> [YOUR OBJECTIVE] From the listing below, pull out every line where the string "this" appears.

[Records from a collection]

● ● ● ●

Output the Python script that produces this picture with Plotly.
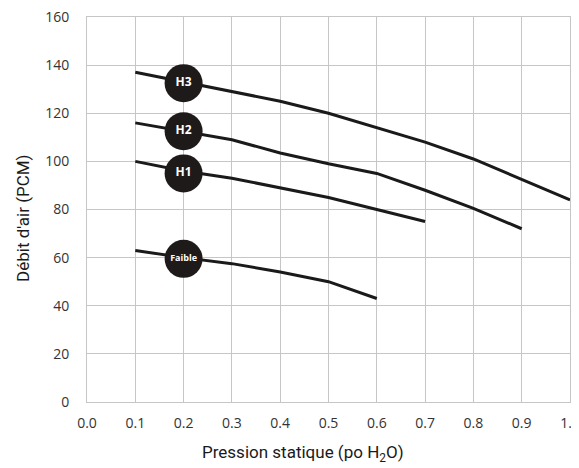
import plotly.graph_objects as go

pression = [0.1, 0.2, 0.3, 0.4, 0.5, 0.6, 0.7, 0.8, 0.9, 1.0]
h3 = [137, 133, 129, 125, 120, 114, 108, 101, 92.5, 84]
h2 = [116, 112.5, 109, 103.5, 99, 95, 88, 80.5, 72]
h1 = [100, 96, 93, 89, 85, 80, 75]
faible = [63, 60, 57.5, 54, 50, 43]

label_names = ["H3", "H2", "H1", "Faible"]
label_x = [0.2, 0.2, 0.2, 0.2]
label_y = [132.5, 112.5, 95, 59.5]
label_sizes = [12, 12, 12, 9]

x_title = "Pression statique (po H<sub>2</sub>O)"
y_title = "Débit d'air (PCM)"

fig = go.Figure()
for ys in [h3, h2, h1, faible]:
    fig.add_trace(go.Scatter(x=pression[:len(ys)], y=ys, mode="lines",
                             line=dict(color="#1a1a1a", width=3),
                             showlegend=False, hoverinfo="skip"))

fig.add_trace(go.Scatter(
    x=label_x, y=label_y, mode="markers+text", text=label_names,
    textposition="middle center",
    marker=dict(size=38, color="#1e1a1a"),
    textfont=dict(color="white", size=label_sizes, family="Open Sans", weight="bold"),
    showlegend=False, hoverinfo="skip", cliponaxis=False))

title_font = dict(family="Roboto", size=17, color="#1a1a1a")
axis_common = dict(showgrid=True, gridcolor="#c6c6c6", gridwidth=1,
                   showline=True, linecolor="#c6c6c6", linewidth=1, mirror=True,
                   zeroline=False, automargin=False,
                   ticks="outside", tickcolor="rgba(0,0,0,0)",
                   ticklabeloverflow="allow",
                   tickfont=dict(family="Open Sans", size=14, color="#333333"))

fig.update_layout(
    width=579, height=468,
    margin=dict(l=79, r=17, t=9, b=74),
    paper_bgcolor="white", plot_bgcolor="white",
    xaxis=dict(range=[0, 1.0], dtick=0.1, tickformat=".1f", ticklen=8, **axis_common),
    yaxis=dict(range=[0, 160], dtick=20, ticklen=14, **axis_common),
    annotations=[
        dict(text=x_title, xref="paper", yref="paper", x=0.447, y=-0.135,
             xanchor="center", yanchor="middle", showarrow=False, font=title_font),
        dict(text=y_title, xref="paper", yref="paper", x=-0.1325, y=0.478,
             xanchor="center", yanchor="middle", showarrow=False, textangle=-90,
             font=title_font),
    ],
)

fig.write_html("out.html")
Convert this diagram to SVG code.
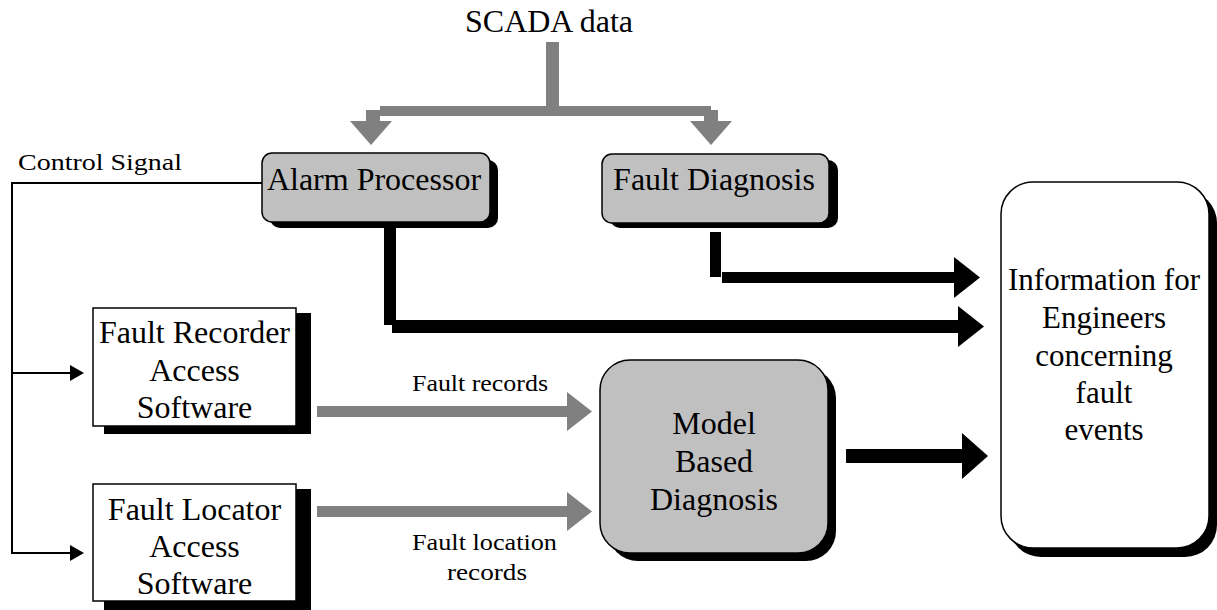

● ● ● ●

> [FINAL RESULT]
Output the Python script that produces this picture with Plotly.
Convert this diagram to SVG code.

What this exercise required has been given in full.